**Entries provided**
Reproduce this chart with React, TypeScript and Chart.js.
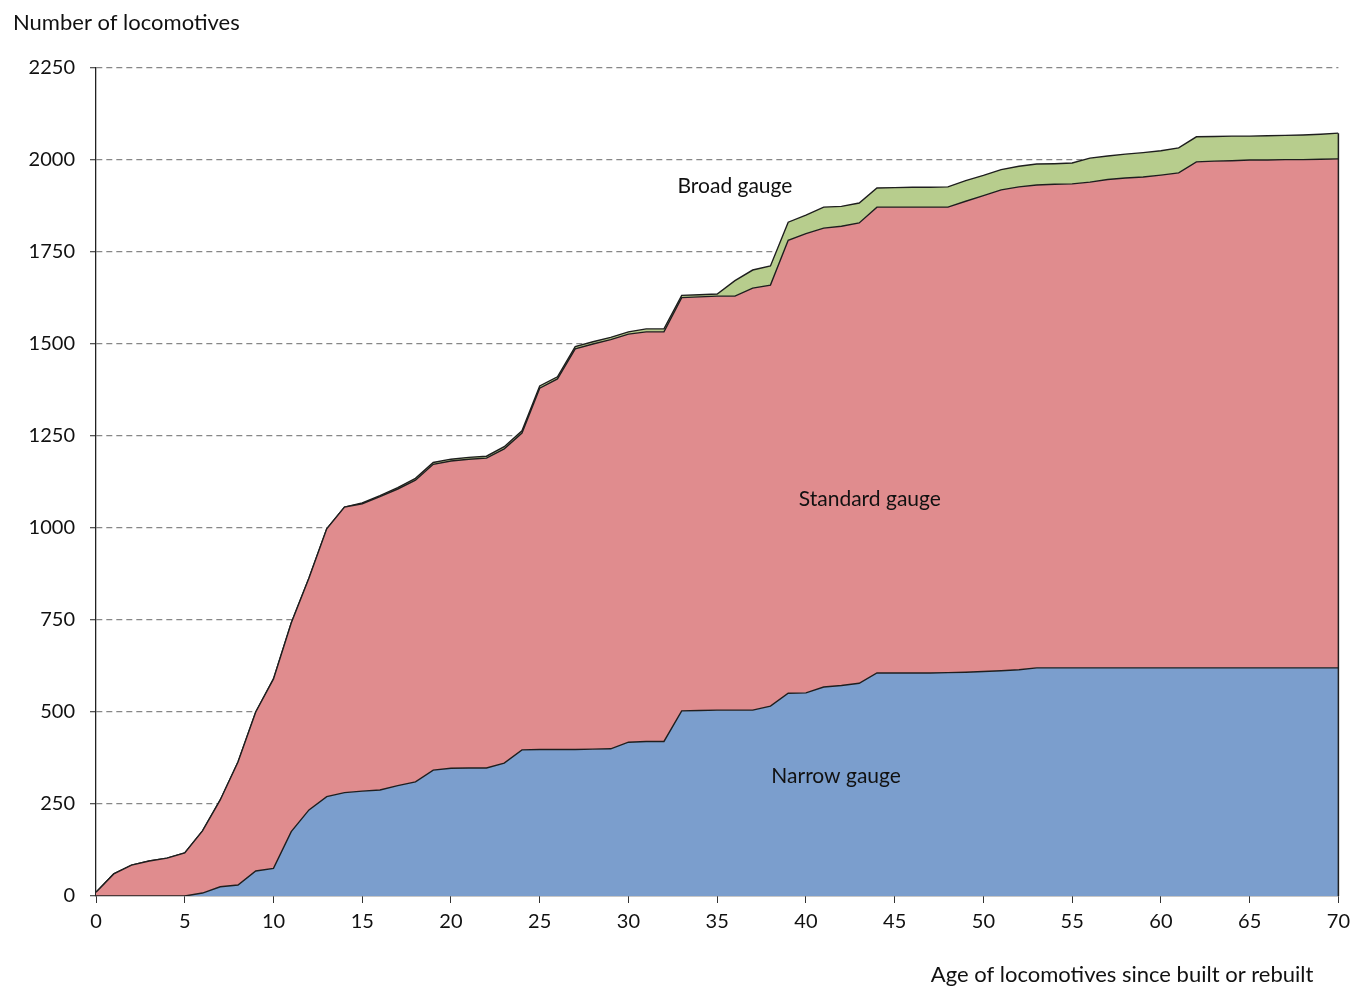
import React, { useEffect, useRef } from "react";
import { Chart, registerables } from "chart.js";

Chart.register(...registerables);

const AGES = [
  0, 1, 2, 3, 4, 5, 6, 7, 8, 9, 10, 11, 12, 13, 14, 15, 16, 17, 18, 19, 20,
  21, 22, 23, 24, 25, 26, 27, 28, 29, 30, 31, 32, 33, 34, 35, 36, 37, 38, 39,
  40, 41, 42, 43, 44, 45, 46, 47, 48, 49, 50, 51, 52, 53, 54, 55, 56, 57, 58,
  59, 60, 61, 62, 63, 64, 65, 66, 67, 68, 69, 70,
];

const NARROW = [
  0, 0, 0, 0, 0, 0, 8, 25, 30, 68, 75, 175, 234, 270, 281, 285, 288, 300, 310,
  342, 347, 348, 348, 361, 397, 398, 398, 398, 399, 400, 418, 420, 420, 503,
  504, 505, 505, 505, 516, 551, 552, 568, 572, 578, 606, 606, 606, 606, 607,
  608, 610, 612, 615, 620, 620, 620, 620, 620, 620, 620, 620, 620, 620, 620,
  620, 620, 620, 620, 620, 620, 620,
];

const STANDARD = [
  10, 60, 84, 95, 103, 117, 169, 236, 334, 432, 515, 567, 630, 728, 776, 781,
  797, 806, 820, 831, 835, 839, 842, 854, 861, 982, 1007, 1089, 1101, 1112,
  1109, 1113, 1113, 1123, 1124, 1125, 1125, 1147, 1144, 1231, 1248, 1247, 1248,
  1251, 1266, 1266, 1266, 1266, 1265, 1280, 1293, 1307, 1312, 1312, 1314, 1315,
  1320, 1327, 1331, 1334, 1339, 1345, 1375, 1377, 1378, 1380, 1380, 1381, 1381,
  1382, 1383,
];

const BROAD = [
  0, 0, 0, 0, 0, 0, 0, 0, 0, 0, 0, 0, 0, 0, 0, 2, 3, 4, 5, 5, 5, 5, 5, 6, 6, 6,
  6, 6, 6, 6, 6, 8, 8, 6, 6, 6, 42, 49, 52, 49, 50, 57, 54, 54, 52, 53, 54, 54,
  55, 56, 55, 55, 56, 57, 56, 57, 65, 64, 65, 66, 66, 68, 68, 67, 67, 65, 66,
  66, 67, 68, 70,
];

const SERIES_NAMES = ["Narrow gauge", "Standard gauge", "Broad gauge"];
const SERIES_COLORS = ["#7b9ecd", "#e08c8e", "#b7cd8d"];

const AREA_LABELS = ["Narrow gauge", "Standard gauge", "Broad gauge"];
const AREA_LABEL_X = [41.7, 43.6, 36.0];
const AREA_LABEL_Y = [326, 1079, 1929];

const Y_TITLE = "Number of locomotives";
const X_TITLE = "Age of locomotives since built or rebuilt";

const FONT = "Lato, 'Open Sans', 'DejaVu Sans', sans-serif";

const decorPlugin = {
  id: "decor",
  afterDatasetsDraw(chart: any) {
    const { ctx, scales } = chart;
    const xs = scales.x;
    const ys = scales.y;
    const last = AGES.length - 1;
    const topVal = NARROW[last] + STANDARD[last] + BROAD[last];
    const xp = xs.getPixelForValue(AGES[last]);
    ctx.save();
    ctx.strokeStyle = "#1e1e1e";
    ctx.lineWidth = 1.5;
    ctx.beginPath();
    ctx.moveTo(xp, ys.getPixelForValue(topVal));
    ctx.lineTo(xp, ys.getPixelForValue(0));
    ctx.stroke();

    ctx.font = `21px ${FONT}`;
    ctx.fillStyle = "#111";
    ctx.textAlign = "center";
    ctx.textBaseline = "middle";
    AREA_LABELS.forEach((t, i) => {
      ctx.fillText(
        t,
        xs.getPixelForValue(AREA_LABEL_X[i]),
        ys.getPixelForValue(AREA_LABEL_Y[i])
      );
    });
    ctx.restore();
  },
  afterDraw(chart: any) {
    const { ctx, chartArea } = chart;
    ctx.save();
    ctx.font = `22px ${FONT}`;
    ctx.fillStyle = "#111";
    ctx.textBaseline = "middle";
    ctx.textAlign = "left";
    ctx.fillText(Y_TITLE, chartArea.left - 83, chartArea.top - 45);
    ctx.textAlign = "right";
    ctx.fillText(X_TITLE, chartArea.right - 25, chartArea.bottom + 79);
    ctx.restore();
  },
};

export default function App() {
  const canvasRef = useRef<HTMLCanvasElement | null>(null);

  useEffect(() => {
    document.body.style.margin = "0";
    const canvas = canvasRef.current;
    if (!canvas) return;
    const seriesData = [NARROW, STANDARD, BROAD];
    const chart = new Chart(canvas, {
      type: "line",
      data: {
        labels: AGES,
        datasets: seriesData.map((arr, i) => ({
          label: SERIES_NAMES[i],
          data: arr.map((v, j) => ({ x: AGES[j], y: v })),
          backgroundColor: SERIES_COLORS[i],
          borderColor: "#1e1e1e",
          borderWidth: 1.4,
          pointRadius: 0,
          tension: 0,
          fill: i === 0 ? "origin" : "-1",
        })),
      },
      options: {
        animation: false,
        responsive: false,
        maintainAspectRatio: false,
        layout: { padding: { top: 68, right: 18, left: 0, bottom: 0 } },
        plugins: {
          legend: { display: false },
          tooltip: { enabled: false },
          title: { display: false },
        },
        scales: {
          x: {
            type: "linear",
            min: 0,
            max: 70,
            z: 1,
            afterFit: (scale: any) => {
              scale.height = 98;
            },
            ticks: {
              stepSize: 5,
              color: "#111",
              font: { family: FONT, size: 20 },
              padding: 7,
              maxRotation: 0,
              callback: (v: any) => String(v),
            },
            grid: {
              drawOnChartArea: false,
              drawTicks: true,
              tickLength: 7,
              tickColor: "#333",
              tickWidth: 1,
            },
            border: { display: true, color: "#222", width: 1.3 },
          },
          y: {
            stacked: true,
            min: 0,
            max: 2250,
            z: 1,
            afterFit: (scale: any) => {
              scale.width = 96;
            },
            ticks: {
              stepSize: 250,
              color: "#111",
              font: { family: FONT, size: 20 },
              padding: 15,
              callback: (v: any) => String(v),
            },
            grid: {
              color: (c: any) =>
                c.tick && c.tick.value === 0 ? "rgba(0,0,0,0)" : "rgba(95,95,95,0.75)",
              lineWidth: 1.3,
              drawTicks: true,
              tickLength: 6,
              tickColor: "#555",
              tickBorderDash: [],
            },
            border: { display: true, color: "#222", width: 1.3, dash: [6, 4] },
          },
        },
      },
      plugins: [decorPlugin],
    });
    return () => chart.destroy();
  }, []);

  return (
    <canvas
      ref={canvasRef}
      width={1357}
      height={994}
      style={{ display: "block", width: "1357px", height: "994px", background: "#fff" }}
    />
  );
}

* * *

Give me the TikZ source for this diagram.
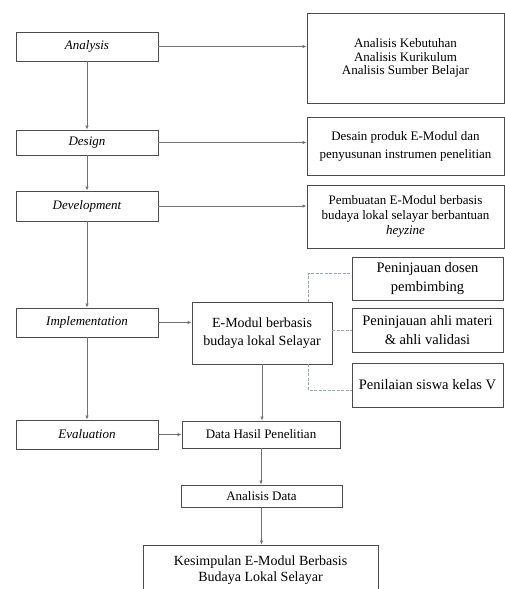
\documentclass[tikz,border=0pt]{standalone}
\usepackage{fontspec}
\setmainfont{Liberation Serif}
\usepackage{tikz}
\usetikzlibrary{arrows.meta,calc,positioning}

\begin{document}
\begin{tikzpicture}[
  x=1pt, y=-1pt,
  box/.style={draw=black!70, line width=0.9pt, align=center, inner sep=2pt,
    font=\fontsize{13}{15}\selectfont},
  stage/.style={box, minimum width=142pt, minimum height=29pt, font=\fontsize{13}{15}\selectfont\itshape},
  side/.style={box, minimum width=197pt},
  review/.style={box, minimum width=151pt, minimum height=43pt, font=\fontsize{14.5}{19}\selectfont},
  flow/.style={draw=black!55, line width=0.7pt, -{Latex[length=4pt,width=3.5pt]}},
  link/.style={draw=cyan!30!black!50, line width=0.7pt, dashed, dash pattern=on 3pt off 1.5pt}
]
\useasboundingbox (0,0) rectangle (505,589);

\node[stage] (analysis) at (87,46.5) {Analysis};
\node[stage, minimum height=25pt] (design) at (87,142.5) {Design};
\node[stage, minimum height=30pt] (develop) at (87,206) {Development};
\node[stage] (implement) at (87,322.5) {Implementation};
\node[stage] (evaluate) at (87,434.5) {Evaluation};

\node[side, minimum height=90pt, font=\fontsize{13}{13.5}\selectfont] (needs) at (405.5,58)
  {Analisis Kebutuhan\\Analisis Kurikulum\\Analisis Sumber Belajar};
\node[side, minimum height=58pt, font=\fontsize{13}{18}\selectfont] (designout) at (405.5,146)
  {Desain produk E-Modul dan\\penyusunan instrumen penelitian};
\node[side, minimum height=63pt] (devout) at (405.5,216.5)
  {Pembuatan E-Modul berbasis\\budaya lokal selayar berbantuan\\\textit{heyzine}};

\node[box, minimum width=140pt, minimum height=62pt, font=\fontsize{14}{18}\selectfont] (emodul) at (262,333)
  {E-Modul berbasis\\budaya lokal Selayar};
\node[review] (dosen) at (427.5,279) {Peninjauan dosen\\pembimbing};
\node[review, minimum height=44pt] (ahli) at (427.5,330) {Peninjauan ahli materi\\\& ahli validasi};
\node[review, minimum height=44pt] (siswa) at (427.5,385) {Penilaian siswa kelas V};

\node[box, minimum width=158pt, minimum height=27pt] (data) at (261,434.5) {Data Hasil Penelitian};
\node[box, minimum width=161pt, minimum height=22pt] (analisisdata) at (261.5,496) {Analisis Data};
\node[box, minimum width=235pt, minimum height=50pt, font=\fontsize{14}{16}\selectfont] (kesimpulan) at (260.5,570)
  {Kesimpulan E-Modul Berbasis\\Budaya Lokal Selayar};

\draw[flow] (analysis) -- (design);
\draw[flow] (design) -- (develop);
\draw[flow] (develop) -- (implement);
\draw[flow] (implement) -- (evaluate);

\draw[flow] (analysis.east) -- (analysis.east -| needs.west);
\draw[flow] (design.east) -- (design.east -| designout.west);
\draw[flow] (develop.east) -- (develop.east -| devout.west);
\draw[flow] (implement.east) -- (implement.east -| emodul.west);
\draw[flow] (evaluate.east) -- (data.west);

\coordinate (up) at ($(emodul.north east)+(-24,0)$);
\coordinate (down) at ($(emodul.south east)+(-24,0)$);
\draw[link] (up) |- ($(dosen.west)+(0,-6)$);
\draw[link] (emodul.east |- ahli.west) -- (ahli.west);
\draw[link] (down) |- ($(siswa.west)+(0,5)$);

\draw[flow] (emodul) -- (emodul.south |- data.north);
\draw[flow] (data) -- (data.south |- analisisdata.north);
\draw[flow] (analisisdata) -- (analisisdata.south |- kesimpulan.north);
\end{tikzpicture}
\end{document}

...

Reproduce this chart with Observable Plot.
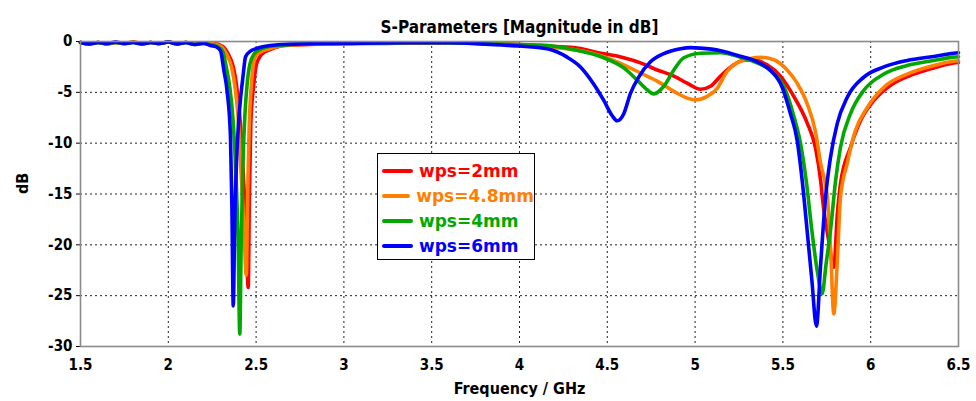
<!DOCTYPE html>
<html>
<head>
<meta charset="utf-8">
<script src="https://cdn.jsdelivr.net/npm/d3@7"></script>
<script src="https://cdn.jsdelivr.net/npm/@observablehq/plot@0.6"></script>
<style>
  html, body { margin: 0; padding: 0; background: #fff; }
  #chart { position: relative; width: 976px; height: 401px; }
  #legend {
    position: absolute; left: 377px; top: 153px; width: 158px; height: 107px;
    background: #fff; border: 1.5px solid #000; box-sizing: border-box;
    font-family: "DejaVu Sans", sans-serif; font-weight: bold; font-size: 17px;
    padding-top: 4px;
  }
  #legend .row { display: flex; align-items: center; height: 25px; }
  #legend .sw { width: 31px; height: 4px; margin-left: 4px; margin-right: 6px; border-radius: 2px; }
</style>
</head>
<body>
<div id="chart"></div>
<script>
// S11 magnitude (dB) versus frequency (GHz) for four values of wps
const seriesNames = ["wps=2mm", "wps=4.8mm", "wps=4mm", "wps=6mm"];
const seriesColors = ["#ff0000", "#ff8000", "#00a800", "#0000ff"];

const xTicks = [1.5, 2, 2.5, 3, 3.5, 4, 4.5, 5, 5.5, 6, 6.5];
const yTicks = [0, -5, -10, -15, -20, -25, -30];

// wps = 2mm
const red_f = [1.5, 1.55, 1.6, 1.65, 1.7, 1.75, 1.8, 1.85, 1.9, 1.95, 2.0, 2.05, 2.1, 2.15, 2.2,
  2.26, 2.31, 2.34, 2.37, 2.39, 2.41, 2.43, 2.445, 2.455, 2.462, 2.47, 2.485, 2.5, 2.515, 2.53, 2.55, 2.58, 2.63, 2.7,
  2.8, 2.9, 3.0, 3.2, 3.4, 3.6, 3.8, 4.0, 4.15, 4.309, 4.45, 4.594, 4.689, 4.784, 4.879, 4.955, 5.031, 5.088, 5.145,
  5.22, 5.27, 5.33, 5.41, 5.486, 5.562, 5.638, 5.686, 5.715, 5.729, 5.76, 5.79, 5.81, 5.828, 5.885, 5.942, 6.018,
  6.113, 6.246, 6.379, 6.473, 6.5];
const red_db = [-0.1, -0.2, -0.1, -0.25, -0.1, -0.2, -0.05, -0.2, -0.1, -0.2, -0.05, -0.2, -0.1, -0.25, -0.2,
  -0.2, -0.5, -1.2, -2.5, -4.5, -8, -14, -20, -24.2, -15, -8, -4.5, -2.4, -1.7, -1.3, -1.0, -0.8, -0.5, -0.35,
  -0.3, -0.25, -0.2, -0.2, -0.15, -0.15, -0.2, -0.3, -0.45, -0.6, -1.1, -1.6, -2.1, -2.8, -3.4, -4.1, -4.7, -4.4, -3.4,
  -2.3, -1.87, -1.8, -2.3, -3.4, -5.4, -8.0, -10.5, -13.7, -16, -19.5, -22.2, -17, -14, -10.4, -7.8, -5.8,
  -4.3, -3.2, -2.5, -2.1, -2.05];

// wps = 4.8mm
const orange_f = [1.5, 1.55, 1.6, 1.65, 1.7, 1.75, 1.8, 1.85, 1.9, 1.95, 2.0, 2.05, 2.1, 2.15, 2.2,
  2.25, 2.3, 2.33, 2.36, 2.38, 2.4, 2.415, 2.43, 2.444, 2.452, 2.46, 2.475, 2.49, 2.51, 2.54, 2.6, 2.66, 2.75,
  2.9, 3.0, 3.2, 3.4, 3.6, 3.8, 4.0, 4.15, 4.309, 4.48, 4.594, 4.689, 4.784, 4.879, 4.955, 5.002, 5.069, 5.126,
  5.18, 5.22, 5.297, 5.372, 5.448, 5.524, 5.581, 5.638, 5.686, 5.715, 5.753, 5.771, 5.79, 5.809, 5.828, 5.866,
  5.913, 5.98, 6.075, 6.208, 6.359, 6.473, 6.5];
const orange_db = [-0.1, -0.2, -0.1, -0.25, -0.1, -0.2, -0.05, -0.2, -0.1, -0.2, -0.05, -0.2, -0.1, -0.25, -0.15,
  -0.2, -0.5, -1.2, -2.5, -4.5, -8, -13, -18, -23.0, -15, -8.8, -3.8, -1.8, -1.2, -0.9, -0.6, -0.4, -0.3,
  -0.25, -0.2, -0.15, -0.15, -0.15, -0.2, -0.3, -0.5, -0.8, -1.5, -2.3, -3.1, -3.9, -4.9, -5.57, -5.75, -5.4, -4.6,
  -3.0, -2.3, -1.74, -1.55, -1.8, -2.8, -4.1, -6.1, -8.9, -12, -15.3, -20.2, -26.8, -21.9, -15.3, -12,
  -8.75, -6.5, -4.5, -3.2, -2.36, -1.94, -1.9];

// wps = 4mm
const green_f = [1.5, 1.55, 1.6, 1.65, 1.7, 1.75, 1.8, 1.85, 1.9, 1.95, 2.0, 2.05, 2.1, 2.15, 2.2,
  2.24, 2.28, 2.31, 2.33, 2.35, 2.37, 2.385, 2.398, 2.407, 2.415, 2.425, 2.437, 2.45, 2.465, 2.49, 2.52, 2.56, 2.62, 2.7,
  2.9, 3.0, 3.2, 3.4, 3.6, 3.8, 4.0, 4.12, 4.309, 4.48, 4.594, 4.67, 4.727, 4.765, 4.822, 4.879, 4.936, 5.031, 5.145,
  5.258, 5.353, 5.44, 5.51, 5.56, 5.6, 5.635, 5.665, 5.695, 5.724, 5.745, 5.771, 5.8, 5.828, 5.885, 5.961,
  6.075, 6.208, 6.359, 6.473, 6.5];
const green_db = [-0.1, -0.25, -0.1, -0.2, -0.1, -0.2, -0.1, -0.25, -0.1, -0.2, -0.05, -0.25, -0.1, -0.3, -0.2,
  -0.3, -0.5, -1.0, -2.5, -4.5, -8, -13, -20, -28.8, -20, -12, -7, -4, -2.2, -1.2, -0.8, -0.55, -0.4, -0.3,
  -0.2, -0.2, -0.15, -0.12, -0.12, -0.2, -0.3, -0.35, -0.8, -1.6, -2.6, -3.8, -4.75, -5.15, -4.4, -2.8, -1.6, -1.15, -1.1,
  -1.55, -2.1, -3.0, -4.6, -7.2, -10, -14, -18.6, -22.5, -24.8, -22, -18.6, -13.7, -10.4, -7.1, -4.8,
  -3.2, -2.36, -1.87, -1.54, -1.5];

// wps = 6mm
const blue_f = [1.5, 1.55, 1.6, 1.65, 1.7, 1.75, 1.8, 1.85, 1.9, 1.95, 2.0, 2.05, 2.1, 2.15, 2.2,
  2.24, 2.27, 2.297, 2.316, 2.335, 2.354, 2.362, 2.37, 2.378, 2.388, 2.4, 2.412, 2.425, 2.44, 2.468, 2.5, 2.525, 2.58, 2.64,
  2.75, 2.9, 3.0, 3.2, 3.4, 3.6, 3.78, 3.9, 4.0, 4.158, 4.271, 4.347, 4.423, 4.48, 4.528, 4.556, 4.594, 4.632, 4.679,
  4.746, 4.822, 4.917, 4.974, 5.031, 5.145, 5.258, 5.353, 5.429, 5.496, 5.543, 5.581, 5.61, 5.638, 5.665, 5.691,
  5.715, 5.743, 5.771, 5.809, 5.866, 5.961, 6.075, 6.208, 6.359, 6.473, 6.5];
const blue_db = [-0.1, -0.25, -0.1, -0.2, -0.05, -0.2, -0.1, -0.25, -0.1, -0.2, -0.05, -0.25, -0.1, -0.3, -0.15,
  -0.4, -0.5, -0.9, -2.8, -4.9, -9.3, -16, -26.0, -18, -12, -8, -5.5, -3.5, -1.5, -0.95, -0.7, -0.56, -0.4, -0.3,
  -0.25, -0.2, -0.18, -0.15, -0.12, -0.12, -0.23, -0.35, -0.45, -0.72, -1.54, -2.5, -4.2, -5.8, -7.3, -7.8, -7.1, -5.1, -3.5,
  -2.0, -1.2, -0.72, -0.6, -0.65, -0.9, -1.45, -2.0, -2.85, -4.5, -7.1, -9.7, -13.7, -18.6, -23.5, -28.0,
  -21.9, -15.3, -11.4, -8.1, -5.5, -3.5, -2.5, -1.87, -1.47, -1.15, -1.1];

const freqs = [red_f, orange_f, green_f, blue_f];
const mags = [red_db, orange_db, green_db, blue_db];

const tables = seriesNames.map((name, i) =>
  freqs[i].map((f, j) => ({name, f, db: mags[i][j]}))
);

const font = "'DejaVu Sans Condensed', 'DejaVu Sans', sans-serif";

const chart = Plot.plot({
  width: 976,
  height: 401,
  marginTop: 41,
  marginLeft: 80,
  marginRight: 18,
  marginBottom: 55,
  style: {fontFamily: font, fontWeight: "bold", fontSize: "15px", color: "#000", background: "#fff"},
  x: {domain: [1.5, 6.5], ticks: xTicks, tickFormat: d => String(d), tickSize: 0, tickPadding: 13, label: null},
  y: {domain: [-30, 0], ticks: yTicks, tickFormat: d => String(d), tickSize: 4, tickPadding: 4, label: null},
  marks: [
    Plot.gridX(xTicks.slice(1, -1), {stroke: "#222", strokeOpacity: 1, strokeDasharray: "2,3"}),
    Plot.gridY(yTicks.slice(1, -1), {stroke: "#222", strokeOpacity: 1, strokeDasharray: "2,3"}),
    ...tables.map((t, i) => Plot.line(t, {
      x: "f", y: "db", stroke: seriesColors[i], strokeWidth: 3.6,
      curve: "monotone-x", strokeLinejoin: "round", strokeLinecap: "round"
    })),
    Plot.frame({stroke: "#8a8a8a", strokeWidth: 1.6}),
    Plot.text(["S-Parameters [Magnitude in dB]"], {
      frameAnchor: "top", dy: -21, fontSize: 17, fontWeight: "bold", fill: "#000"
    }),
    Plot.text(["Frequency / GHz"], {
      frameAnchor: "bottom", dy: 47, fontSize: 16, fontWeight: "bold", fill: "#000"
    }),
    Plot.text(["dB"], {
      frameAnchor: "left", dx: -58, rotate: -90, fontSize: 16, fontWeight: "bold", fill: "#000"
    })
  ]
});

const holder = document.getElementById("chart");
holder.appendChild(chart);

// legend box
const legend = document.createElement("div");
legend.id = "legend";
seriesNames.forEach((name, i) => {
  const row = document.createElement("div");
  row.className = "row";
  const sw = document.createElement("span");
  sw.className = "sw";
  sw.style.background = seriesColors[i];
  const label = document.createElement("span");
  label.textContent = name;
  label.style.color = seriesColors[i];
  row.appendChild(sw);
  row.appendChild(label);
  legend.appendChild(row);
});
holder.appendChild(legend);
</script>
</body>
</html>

**Given request**
Check each line of the data above for the word "this" and say how many lines have it. Give the number alone.

**Right answer**
3